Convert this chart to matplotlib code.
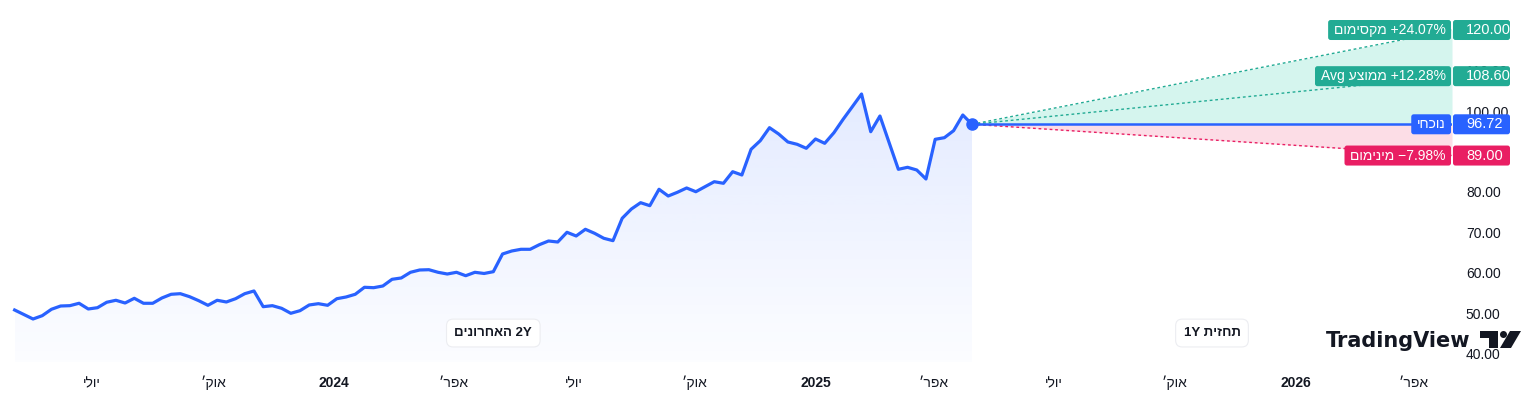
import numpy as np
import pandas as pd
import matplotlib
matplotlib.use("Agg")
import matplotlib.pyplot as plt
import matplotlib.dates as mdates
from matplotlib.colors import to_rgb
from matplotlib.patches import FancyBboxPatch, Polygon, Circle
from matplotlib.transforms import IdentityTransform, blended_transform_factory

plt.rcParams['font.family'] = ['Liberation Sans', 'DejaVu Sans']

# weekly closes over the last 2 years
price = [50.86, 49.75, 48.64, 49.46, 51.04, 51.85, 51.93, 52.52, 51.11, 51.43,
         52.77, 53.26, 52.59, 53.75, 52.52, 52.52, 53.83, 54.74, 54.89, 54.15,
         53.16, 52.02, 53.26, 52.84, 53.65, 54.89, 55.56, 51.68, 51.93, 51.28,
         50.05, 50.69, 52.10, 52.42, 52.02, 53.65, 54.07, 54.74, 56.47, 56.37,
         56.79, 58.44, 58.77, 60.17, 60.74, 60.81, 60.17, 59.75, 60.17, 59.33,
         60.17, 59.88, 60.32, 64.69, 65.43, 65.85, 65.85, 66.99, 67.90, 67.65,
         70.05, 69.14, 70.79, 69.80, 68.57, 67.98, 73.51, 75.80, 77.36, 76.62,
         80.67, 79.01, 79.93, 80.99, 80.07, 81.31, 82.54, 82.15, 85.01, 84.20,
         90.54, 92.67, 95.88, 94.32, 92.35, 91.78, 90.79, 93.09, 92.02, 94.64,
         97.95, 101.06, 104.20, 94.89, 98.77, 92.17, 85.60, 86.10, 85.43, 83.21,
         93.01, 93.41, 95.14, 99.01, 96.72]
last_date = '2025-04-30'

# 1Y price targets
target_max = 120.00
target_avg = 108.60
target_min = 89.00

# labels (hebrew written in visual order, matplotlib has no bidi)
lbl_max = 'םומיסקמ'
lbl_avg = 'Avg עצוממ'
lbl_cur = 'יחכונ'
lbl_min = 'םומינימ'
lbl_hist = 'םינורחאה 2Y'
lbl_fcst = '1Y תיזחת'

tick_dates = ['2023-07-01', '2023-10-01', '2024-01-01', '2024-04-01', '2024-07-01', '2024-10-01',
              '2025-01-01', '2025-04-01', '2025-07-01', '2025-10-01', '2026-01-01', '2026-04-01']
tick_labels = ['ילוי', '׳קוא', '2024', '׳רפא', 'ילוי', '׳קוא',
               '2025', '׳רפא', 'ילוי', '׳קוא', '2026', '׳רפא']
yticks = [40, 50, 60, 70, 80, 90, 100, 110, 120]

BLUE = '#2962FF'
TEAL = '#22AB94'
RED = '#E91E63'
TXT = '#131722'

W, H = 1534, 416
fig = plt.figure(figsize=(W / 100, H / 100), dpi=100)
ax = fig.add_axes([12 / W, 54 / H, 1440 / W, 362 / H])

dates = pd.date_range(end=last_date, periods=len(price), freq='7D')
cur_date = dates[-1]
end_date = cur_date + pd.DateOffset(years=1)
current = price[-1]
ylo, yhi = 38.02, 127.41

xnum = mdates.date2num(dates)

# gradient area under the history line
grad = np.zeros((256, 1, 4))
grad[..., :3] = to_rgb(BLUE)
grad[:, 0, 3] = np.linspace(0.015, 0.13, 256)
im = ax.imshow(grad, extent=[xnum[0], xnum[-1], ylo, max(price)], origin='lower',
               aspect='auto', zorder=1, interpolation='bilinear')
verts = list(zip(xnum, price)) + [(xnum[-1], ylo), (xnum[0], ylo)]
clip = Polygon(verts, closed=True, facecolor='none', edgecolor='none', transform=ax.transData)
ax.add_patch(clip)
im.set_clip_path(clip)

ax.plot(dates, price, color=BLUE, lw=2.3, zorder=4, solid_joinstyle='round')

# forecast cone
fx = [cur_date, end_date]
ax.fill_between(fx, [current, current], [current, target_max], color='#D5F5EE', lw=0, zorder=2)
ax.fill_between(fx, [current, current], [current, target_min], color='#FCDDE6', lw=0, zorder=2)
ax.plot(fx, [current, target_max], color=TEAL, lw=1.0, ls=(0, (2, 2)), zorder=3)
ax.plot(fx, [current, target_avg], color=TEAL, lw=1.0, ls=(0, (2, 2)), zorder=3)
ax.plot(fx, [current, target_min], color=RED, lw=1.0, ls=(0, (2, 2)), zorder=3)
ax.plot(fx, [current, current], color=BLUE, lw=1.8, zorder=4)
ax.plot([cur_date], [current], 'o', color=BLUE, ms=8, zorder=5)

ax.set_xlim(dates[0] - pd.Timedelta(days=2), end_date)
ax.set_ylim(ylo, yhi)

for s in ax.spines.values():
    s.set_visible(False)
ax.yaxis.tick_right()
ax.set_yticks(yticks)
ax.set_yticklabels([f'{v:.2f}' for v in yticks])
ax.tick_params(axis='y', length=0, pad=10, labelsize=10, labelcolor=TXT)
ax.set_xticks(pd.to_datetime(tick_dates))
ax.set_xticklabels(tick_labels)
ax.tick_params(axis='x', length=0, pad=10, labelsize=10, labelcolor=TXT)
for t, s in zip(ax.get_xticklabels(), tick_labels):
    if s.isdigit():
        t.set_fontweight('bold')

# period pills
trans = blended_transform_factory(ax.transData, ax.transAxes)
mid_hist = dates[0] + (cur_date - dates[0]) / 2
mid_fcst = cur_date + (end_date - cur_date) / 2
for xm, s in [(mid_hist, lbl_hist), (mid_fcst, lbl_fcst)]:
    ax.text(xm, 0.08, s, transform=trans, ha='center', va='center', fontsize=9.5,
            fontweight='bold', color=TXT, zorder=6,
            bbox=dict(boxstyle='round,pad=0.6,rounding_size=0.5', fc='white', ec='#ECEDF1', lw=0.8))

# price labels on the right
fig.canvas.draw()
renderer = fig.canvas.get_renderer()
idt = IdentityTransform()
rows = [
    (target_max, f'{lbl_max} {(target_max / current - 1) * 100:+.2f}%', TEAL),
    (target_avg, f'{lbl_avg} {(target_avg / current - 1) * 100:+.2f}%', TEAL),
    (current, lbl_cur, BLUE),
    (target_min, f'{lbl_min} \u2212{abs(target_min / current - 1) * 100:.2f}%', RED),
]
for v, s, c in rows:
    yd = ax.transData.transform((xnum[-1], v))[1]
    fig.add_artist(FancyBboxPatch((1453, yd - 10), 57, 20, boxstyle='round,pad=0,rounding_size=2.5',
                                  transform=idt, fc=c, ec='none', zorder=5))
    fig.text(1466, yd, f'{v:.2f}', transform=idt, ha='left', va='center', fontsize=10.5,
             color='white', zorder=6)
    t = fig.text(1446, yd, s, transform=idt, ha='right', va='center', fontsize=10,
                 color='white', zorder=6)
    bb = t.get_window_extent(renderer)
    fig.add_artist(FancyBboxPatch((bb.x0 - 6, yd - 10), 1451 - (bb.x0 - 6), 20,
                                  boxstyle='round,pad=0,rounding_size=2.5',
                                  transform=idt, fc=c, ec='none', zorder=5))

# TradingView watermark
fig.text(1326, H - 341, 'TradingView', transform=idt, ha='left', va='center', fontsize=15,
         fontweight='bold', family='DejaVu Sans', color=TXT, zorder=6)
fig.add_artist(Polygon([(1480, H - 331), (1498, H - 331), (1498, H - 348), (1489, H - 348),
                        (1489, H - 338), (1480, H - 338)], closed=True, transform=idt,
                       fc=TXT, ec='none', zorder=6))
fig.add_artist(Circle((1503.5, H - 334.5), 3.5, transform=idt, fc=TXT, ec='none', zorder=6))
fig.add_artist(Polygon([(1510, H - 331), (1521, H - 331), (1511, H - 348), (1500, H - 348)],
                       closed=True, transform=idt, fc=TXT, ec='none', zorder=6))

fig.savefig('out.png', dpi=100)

**TASK GOAL**
Go from the first line of the listing to the line holding "plt.rcParams['font.family'] = ['Liberation" and, please, transcribe those lines exactly, both included, with no pictures.

**EXPECTED OUTPUT**
Convert this chart to matplotlib code.
import numpy as np
import pandas as pd
import matplotlib
matplotlib.use("Agg")
import matplotlib.pyplot as plt
import matplotlib.dates as mdates
from matplotlib.colors import to_rgb
from matplotlib.patches import FancyBboxPatch, Polygon, Circle
from matplotlib.transforms import IdentityTransform, blended_transform_factory

plt.rcParams['font.family'] = ['Liberation Sans', 'DejaVu Sans']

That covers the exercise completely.